--- Aim of the task ---
Look for the string "with" in the lines and copy each line that has it.

--- Given entries ---
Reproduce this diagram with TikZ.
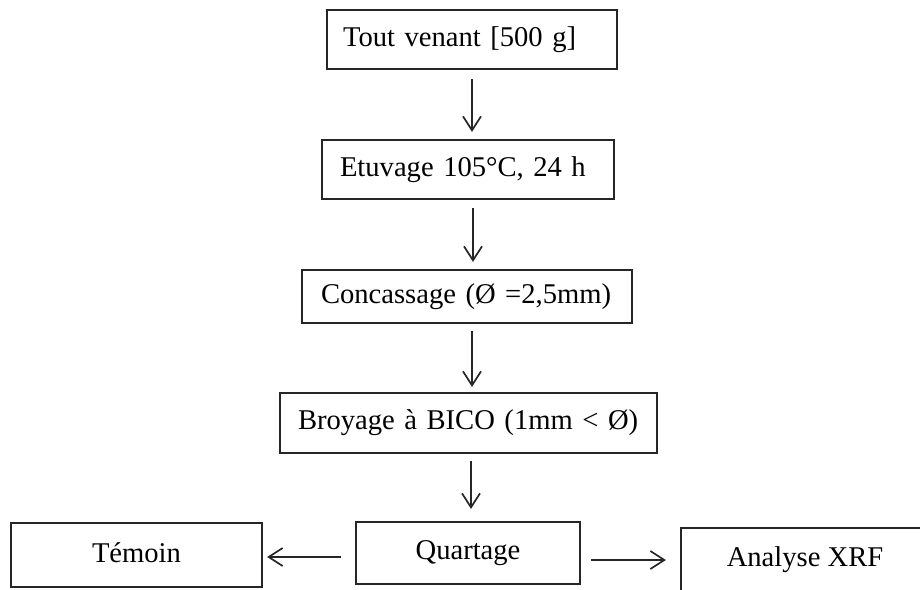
\documentclass[tikz,border=0pt]{standalone}
\usepackage{fontspec}
\setmainfont{Liberation Serif}
\usetikzlibrary{arrows.meta}
\begin{document}
\begin{tikzpicture}[x=0.5pt,y=-0.5pt,
  stepbox/.style={draw=black!85, line width=1.1pt, font=\fontsize{14.3pt}{16pt}\selectfont, inner ysep=0pt, align=left},
  centbox/.style={draw=black!85, line width=1.1pt, font=\fontsize{14.3pt}{16pt}\selectfont, inner sep=0pt, align=center},
  arr/.style={line width=0.85pt, black!85, -{Straight Barb[length=7pt,width=9pt,line width=0.85pt]}}]
\useasboundingbox (0,0) rectangle (920,589);
\clip (0,0) rectangle (920,589);
\node[stepbox, text width=129pt, inner xsep=8pt, minimum height=29.5pt] (b1) at (472,39.5) {Tout venant [500 g]};
\node[stepbox, text width=128pt, inner xsep=9pt, minimum height=29.5pt] (b2) at (468,169.5) {Etuvage 105°C, 24 h};
\node[stepbox, text width=146pt, inner xsep=9.5pt, minimum height=26.5pt] (b3) at (467,296.5) {Concassage (Ø =2,5mm)};
\node[stepbox, text width=170.5pt, inner xsep=9pt, minimum height=30pt] (b4) at (468.5,423) {Broyage à BICO (1mm < Ø)};
\node[centbox, minimum width=125.5pt, minimum height=32pt] (tem) at (136.5,555) {\raisebox{2pt}{Témoin}};
\node[centbox, minimum width=112pt, minimum height=31pt] (qua) at (468,553) {Quartage};
\node[centbox, minimum width=124pt, minimum height=32pt] (xrf) at (805,560) {Analyse XRF};
\coordinate (c1) at (472,0);
\coordinate (c2) at (473,0);
\coordinate (c3) at (472,0);
\coordinate (c4) at (471,0);
\coordinate (h1) at (0,557);
\coordinate (h2) at (0,560);
\draw[arr, shorten <=4.5pt, shorten >=3.5pt] (b1.south -| c1) -- (b2.north -| c1);
\draw[arr, shorten <=4pt, shorten >=3.5pt] (b2.south -| c2) -- (b3.north -| c2);
\draw[arr, shorten <=3.5pt, shorten >=2.5pt] (b3.south -| c3) -- (b4.north -| c3);
\draw[arr, shorten <=3.5pt, shorten >=6pt] (b4.south -| c4) -- (qua.north -| c4);
\draw[arr, shorten <=7pt, shorten >=2pt] (qua.west |- h1) -- (tem.east |- h1);
\draw[arr, shorten <=5pt, shorten >=7pt] (qua.east |- h2) -- (xrf.west |- h2);
\end{tikzpicture}
\end{document}
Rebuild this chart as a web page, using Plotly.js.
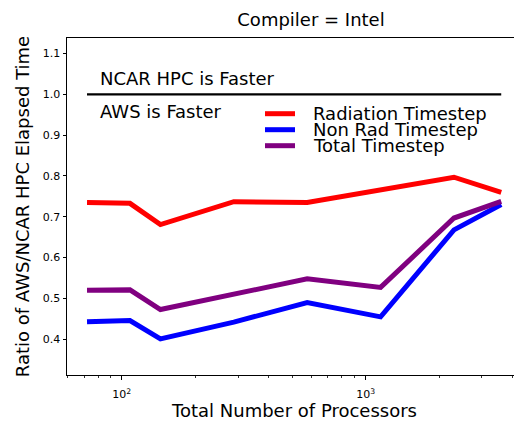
<!DOCTYPE html>
<html>
<head>
<meta charset="utf-8">
<script src="https://cdn.plot.ly/plotly-3.0.1.min.js"></script>
<style>
html, body { margin: 0; padding: 0; overflow: hidden; background: #fff; }
#chart { width: 530px; height: 421px; }
</style>
</head>
<body>
<div id="chart"></div>
<script>
// ---- data ----
const processors = [72, 108, 144, 288, 576, 1152, 2304, 3600];
const radiationTimestep = [0.735, 0.733, 0.681, 0.737, 0.735, 0.765, 0.797, 0.760];
const nonRadTimestep    = [0.443, 0.446, 0.401, 0.442, 0.490, 0.455, 0.668, 0.730];
const totalTimestep     = [0.520, 0.521, 0.473, 0.511, 0.548, 0.527, 0.697, 0.738];
const seriesNames = ["Radiation Timestep", "Non Rad Timestep", "Total Timestep"];
const seriesColors = ["red", "blue", "purple"];
const referenceLevel = 1.0;
const titleText = "Compiler = Intel";
const xTitle = "Total Number of Processors";
const yTitle = "Ratio of AWS/NCAR HPC Elapsed Time";
const upperNote = "NCAR HPC is Faster";
const lowerNote = "AWS is Faster";

// ---- layout helpers (pixel -> paper) ----
const W = 530, H = 421, ML = 67, MR = 8, MT = 38, MB = 46;
const PW = W - ML - MR, PH = H - MT - MB;
const px = x => (x - ML) / PW;
const py = y => (H - MB - y) / PH;
const FONT = "DejaVu Sans, sans-serif";

const seriesData = [radiationTimestep, nonRadTimestep, totalTimestep];
const traces = seriesData.map((ys, i) => ({
  type: "scatter", mode: "lines", x: processors, y: ys, name: seriesNames[i],
  line: { color: seriesColors[i], width: 5 }, showlegend: false
}));
traces.push({
  type: "scatter", mode: "lines",
  x: [processors[0], processors[processors.length - 1]],
  y: [referenceLevel, referenceLevel],
  line: { color: "black", width: 2.2 }, showlegend: false, hoverinfo: "skip"
});

const annotations = [
  { text: upperNote, x: px(98), y: py(78), xanchor: "left", yanchor: "middle" },
  { text: lowerNote, x: px(98), y: py(111), xanchor: "left", yanchor: "middle" }
];
const shapes = [];
const legendRows = [113.7, 129.7, 145.7];
seriesNames.forEach((n, i) => {
  annotations.push({ text: n, x: px(311), y: py(legendRows[i]), xanchor: "left", yanchor: "middle" });
  shapes.push({ type: "line", xref: "paper", yref: "paper",
    x0: px(265), x1: px(295), y0: py(legendRows[i]), y1: py(legendRows[i]),
    line: { color: seriesColors[i], width: 5 } });
});
annotations.forEach(a => {
  a.xref = "paper"; a.yref = "paper"; a.showarrow = false;
  a.font = { family: FONT, size: 18, color: "black" };
});

const minorVals = [60, 70, 80, 90, 200, 300, 400, 500, 600, 700, 800, 900, 2000, 3000, 4000];

const layout = {
  width: W, height: H,
  margin: { l: ML, r: MR, t: MT, b: MB, pad: 0 },
  paper_bgcolor: "white", plot_bgcolor: "white",
  font: { family: FONT, color: "black" },
  title: { text: titleText, x: 311 / W, xref: "container", xanchor: "center",
           y: 1 - 20 / H, yref: "container", yanchor: "middle",
           font: { family: FONT, size: 18, color: "black" } },
  xaxis: {
    type: "log", range: [Math.log10(59.6), Math.log10(4380)],
    tickvals: [100, 1000], ticktext: ["10<sup>2</sup>", "10<sup>3</sup>"],
    ticks: "outside", ticklen: 4, tickwidth: 1, tickcolor: "black",
    ticklabelstandoff: 5,
    tickfont: { family: FONT, size: 11, color: "black" },
    minor: { tickmode: "array", tickvals: minorVals, ticks: "outside", ticklen: 2, tickwidth: 0.8, tickcolor: "black", showgrid: false },
    showgrid: false, zeroline: false,
    showline: true, linecolor: "black", linewidth: 1, mirror: true,
    title: { text: xTitle, font: { family: FONT, size: 18, color: "black" }, standoff: 6 }
  },
  yaxis: {
    range: [0.3125, 1.138],
    tickvals: [0.4, 0.5, 0.6, 0.7, 0.8, 0.9, 1.0, 1.1], tickformat: ".1f",
    ticks: "outside", ticklen: 3.5, tickwidth: 1, tickcolor: "black",
    tickfont: { family: FONT, size: 11, color: "black" },
    showgrid: false, zeroline: false,
    showline: true, linecolor: "black", linewidth: 1, mirror: true,
    title: { text: yTitle, font: { family: FONT, size: 18, color: "black" }, standoff: 8 }
  },
  annotations: annotations,
  shapes: shapes,
  showlegend: false
};

Plotly.newPlot("chart", traces, layout, { displayModeBar: false, staticPlot: true });
</script>
</body>
</html>
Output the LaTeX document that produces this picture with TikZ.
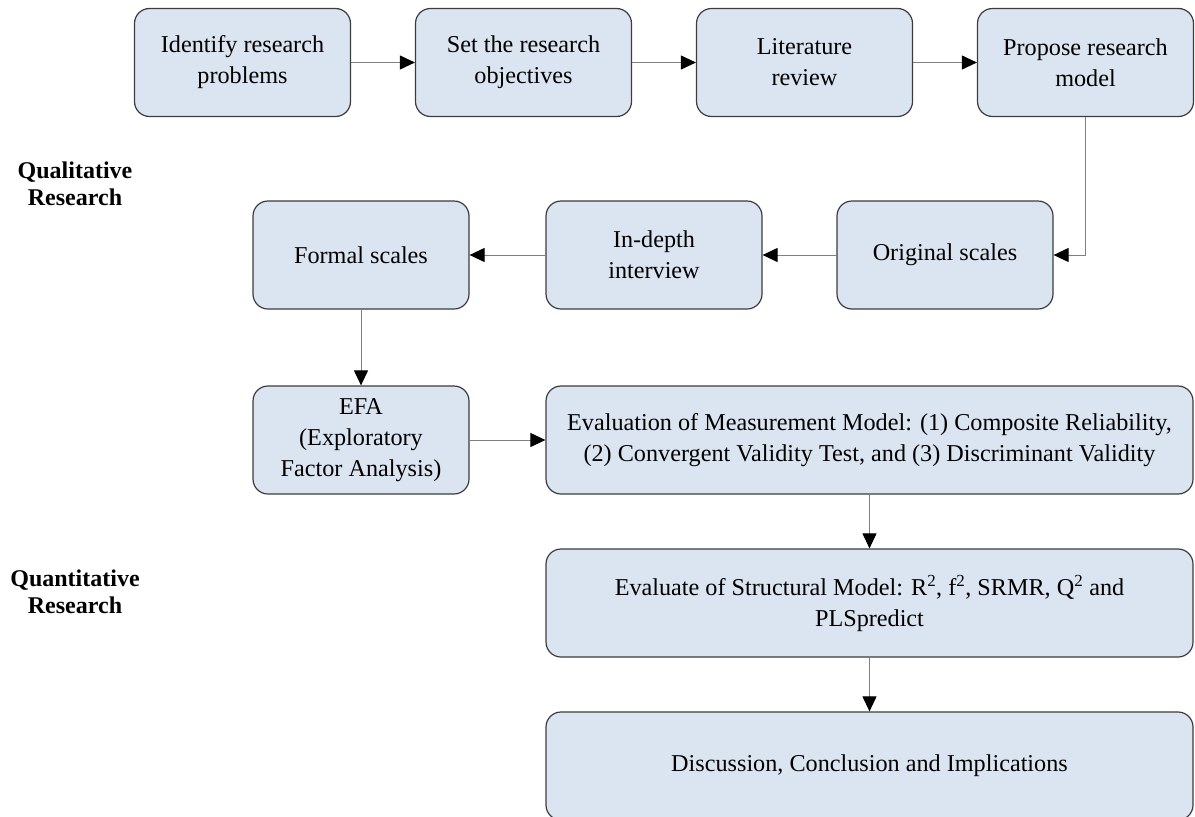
\documentclass[tikz,border=0pt]{standalone}
\usepackage{fontspec}
\setmainfont{Liberation Serif}
\usepackage{tikz}
\definecolor{boxfill}{HTML}{DBE5F1}
\definecolor{boxline}{HTML}{3C3C3C}
\definecolor{linegray}{HTML}{808080}
\usetikzlibrary{arrows.meta}
\tikzstyle{stage}=[rectangle, rounded corners=15pt, draw=boxline, fill=boxfill, line width=1.2pt, minimum width=216pt, minimum height=108pt, align=center, font=\fontsize{24.2}{31}\selectfont]
\tikzstyle{widestage}=[stage, minimum width=647pt]
\tikzstyle{flow}=[draw=linegray, line width=1pt, -{Triangle[length=15pt,width=14pt,color=black]}]
\tikzstyle{phase}=[align=center, font=\fontsize{24}{27}\selectfont\bfseries]

\begin{document}
\begin{tikzpicture}[x=1pt, y=-1pt]
			\useasboundingbox (0,0) rectangle (1195,817);
			\node[stage] (problem) at (242.5,62.5) {Identify research\\problems};
			\node[stage] (objective) at (523.5,62.5) {Set the research\\objectives};
			\node[stage] (literature) at (804.5,62.5) {Literature\\review};
			\node[stage] (model) at (1085.5,62.5) {Propose research\\model};
			\node[stage] (formal) at (361,255) {Formal scales};
			\node[stage] (interview) at (654,255) {In-depth\\interview};
			\node[stage] (original) at (945,255) {Original scales};
			\node[stage] (efa) at (361,440) {EFA\\(Exploratory\\Factor Analysis)};
			\node[widestage] (measure) at (869.5,440) {Evaluation of Measurement Model: (1) Composite Reliability,\\(2) Convergent Validity Test, and (3) Discriminant Validity};
			\node[widestage] (structure) at (869.5,603) {Evaluate of Structural Model: R\textsuperscript{2}, f\textsuperscript{2}, SRMR, Q\textsuperscript{2} and\\PLSpredict};
			\node[widestage] (discussion) at (869.5,766) {Discussion, Conclusion and Implications};
			\node[phase] (qual) at (75,184) {Qualitative\\Research};
			\node[phase] (quant) at (75,592) {Quantitative\\Research};
			\path[flow] (problem)--(objective);
			\path[flow] (objective)--(literature);
			\path[flow] (literature)--(model);
			\path[flow] (model.south) |- (original.east);
			\path[flow] (original)--(interview);
			\path[flow] (interview)--(formal);
			\path[flow] (formal)--(efa);
			\path[flow] (efa)--(measure);
			\path[flow] (measure)--(structure);
			\path[flow] (structure)--(discussion);
		\end{tikzpicture}
\end{document}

--- Response for this exercise ---
Reproduce this diagram with TikZ.
Output the LaTeX document that produces this picture with TikZ.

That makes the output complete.